A good post spelling out the potential consequences of not paying attention to quality processes and tools. I know from my experience that Printing Plants do not make best use of the Software, Systems and Industrial Automation that they have in place. For instance by ensuring that settings/configurations are optimised periodically. Consequently they are wasting time and money on every Make Ready/Startup. That will obviously effect the costs associated with every Job and hence the profitabilty! So there are other sets of High Cost "Preventable Errors" not just those associated with rework (which is perhaps the most visible to those running a Company).

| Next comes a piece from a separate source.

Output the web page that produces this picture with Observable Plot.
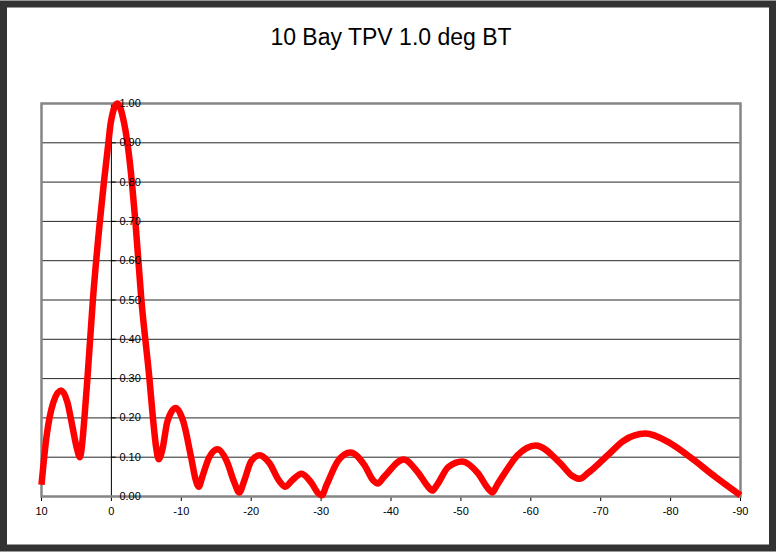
<!DOCTYPE html>
<html><head><meta charset="utf-8">
<script src="https://cdn.jsdelivr.net/npm/d3@7"></script>
<script src="https://cdn.jsdelivr.net/npm/@observablehq/plot@0.6"></script>
<style>body{margin:0;background:#fff} svg{display:block}</style>
</head><body><div id="chart"></div>
<script>
const title = "10 Bay TPV 1.0 deg BT";
const angles = [10, 9.3, 8.3, 7.2, 6.3, 5.6, 4.9, 4.5, 4.15, 3.86, 3.43, 2.65, 1.65, 1.07, 0.43, 0.10, -0.86, -1.82, -2.29, -2.93, -3.43, -4.29, -5.44, -5.94, -6.44, -6.75, -7.3, -8.0, -9.2, -10.3, -11.4, -12.1, -12.5, -13.0, -14.0, -15.2, -16.5, -17.6, -18.3, -19.0, -20.0, -21.2, -22.6, -24.0, -24.9, -25.8, -27.2, -28.6, -29.6, -30.1, -30.8, -32.4, -34.2, -36.2, -37.5, -38.1, -39.0, -41.8, -43.9, -45.3, -45.9, -46.6, -48.2, -50.2, -52.4, -54.0, -54.5, -55.2, -56.1, -58.1, -60.7, -64.2, -65.9, -67.0, -68.2, -71.0, -73.3, -76.4, -79.8, -82.8, -86.4, -90];
const values = [0.03, 0.15, 0.24, 0.27, 0.24, 0.18, 0.12, 0.10, 0.14, 0.20, 0.30, 0.50, 0.70, 0.80, 0.90, 0.95, 1.00, 0.95, 0.90, 0.80, 0.70, 0.50, 0.30, 0.20, 0.12, 0.095, 0.12, 0.19, 0.225, 0.19, 0.10, 0.04, 0.025, 0.05, 0.10, 0.12, 0.09, 0.035, 0.01, 0.04, 0.09, 0.105, 0.085, 0.04, 0.025, 0.04, 0.058, 0.035, 0.008, 0.003, 0.03, 0.09, 0.112, 0.08, 0.04, 0.033, 0.05, 0.094, 0.06, 0.025, 0.015, 0.03, 0.075, 0.089, 0.06, 0.018, 0.01, 0.03, 0.055, 0.105, 0.13, 0.085, 0.053, 0.045, 0.06, 0.105, 0.142, 0.16, 0.137, 0.10, 0.05, 0.003];
const xTicks = [10, 0, -10, -20, -30, -40, -50, -60, -70, -80, -90];
const yTicks = [0, 0.1, 0.2, 0.3, 0.4, 0.5, 0.6, 0.7, 0.8, 0.9, 1.0];

const data = angles.map((a, i) => ({angle: a, value: values[i]}));
const fmt = d3.format(".2f");

const chart = Plot.plot({
  width: 776, height: 552,
  marginLeft: 41, marginRight: 36, marginTop: 103, marginBottom: 56,
  style: {fontFamily: "'Liberation Sans', Arial, sans-serif", background: "#fff", color: "#000"},
  x: {domain: [10, -90], axis: null},
  y: {domain: [0, 1], axis: null},
  marks: [
    Plot.ruleY(yTicks.slice(1), {y: d => d, stroke: "#000", strokeWidth: 1, strokeOpacity: 0.85}),
    Plot.ruleX([0], {x: d => d, stroke: "#000", strokeWidth: 1}),
    Plot.ruleY(yTicks, {y: d => d, x1: () => 0, x2: () => -0.7, stroke: "#000", strokeWidth: 1}),
    Plot.axisX({ticks: xTicks, tickSize: 5, tickPadding: 6, fontSize: 11, tickFormat: d => String(d), label: null, stroke: "#000"}),
    Plot.frame({stroke: "#858585", strokeWidth: 2.5}),
    Plot.line(data, {x: "angle", y: "value", stroke: "#ff0000", strokeWidth: 6.5, curve: "monotone-x", strokeLinejoin: "round", strokeLinecap: "butt"}),
    Plot.text(yTicks, {x: () => 0, y: d => d, text: d => fmt(d), dx: 8, textAnchor: "start", fontSize: 11, fill: "#000"}),
    Plot.text([title], {frameAnchor: "top", dy: -66, fontSize: 23, fill: "#000", lineAnchor: "middle"})
  ]
});

d3.select(chart).append("rect")
  .attr("x", 3.5).attr("y", 4).attr("width", 769).attr("height", 544)
  .attr("fill", "none").attr("stroke", "#333").attr("stroke-width", 7);

document.getElementById("chart").appendChild(chart);
</script>
</body></html>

By Susan Beyer on May 06, 2010

Loved your blog, David! It's what my husband Philip Beyer has been talking about for years and then wrote about in his book System Busters: How to Stop Them in Your Business, after totally systemizing his printing company over 10 years. What you say really can be done! It's amazing how important your information is, but how few look into it seriously for their businesses. The hair-pulling is everywhere, as owners wonder how to put sustainable order into their operations. The answer is closer than they think! Thanks for offering such great suggestions in that regard. Hope you'll check out my husband's website at System100.com. I think you'll agree, this might be a solution to all that hair-pulling!


By Dick Rossman on May 07, 2010

David, an excellent message, and your conclusions and recommendations are exactly correct.

Most printers don't measure their performance in any way, not tracking errors and waste such as bad plates, improper proofs, excessive makereadies,etc., and why they are bad, improper, or excessive, let alone keeping track of their rework and analyzing it with a Quality Committee on a regular basis. In fact, the notion of a Quality Committee is usually a foreign one.

When someone like myself suggests that perhaps their procedures and processes could be improved, company owners get defensive and refuse to consider that there may be room for improvement in their operations. This leads to all the results that you've described, and more.